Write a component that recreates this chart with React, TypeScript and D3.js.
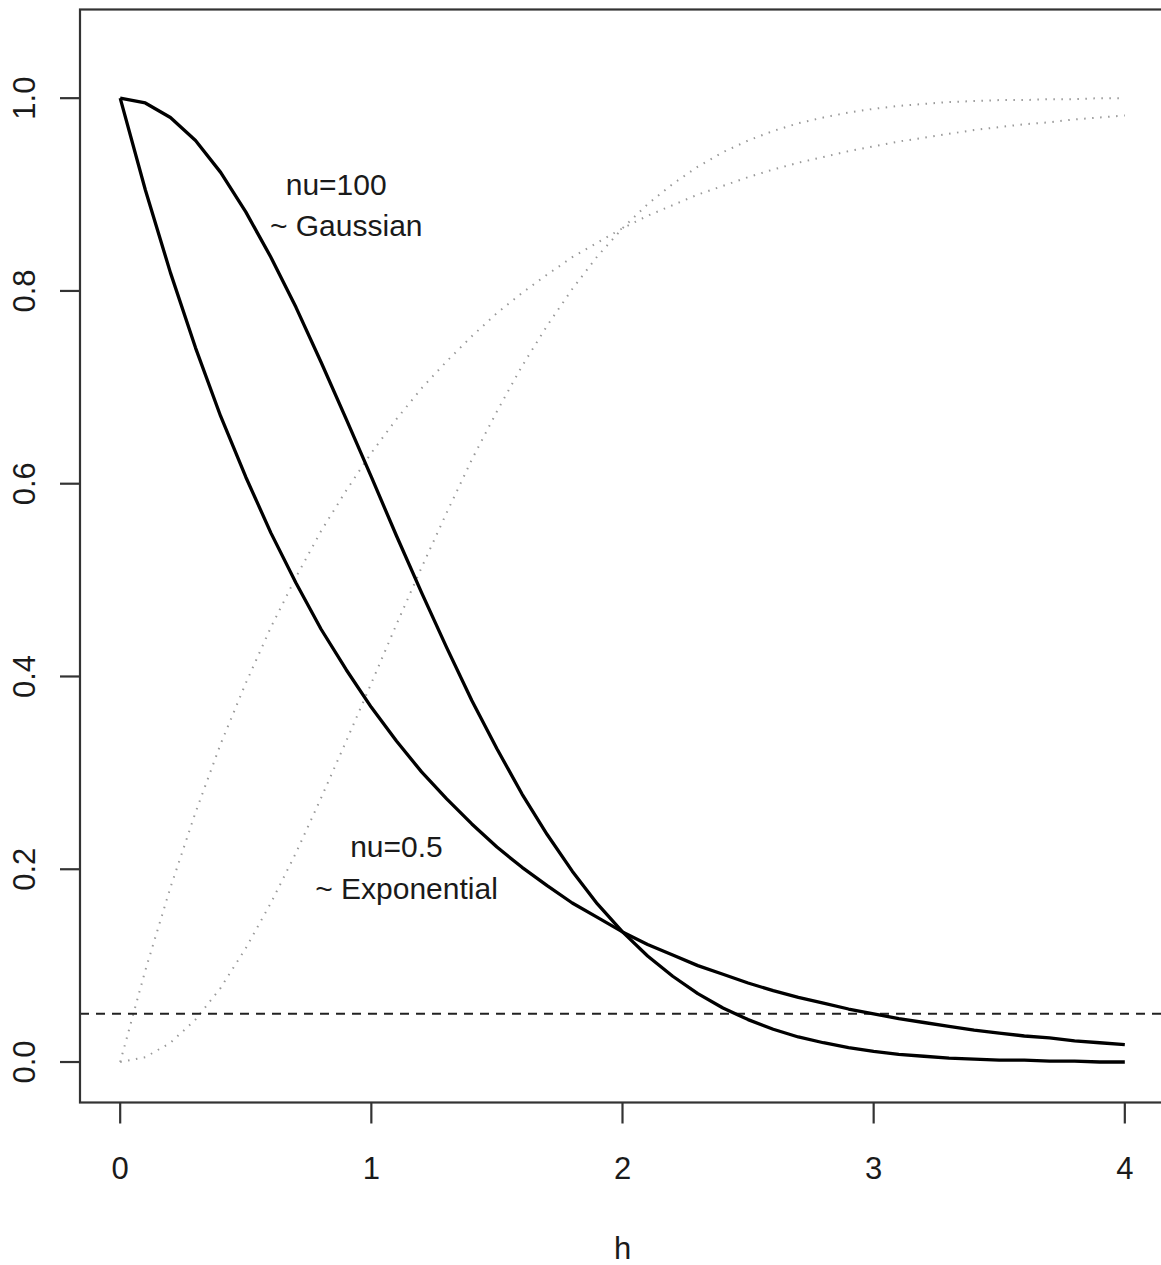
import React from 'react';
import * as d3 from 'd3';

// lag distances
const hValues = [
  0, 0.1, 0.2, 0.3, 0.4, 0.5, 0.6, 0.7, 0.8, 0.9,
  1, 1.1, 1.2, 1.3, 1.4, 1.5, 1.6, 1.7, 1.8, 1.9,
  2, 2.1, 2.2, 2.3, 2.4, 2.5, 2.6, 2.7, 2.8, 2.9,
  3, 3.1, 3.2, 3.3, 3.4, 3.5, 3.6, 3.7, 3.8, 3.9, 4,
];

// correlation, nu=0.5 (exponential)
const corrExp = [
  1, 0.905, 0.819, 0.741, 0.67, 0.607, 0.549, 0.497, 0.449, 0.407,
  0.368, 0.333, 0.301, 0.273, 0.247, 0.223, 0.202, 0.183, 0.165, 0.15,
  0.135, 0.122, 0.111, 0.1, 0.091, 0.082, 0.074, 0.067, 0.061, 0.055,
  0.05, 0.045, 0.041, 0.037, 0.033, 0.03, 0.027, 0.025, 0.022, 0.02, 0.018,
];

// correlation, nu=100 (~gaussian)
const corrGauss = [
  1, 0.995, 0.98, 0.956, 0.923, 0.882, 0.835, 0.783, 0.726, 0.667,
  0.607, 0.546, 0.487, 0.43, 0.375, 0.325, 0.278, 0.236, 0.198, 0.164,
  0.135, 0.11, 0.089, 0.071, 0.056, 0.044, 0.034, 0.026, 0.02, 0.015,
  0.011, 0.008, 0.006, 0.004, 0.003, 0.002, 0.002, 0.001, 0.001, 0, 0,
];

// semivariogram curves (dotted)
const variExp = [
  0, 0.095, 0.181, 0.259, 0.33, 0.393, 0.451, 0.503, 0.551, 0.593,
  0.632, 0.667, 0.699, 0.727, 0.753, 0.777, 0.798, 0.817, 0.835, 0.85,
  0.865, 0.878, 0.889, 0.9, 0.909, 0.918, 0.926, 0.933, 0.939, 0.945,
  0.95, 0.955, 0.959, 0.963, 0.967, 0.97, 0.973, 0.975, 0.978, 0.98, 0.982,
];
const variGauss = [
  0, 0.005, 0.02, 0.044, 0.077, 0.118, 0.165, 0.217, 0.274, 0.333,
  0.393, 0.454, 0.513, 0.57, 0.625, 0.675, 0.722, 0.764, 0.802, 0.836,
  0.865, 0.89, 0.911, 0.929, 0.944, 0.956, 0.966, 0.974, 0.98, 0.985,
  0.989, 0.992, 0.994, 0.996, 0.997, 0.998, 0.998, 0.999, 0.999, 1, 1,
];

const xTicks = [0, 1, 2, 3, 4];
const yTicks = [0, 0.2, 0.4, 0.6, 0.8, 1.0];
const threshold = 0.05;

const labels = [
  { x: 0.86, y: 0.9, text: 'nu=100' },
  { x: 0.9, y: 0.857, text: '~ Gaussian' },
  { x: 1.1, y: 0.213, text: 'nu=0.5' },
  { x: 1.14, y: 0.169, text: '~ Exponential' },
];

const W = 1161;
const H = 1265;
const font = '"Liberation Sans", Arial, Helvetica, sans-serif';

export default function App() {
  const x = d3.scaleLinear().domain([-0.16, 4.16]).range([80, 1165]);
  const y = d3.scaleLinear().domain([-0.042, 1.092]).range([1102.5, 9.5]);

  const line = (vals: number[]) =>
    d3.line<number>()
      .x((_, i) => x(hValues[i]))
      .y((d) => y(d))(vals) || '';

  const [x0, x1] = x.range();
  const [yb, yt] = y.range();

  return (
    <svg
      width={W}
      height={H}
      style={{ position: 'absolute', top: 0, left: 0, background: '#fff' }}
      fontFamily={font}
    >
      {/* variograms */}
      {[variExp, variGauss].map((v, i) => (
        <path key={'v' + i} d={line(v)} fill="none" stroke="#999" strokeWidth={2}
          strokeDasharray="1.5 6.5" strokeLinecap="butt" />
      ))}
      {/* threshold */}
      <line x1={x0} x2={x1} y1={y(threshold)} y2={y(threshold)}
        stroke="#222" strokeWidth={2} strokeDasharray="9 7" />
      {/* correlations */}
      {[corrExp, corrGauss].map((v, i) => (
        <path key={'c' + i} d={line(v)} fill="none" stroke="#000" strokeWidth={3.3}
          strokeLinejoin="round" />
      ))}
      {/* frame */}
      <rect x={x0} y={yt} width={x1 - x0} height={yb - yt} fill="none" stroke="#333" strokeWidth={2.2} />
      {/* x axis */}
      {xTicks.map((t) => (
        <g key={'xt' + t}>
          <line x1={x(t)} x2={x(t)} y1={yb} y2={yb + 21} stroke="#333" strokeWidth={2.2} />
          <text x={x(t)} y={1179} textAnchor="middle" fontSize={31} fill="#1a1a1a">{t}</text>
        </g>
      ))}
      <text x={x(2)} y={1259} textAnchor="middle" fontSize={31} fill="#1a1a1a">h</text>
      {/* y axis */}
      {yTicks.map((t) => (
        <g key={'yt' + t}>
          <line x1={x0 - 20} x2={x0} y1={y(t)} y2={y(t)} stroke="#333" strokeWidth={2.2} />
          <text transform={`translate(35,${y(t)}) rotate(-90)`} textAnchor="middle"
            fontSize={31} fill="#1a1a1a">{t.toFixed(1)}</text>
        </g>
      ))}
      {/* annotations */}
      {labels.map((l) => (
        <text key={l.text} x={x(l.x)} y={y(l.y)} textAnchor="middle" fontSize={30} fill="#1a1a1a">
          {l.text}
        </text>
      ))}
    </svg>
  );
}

-----

_EXERCISE INSTRUCTIONS:_ Leave the pictures out and please restate exactly the lines running from the start of the material through the one with "import * as d3 from 'd3';".

_ANSWER FOR THE TASK:_
Write a component that recreates this chart with React, TypeScript and D3.js.
import React from 'react';
import * as d3 from 'd3';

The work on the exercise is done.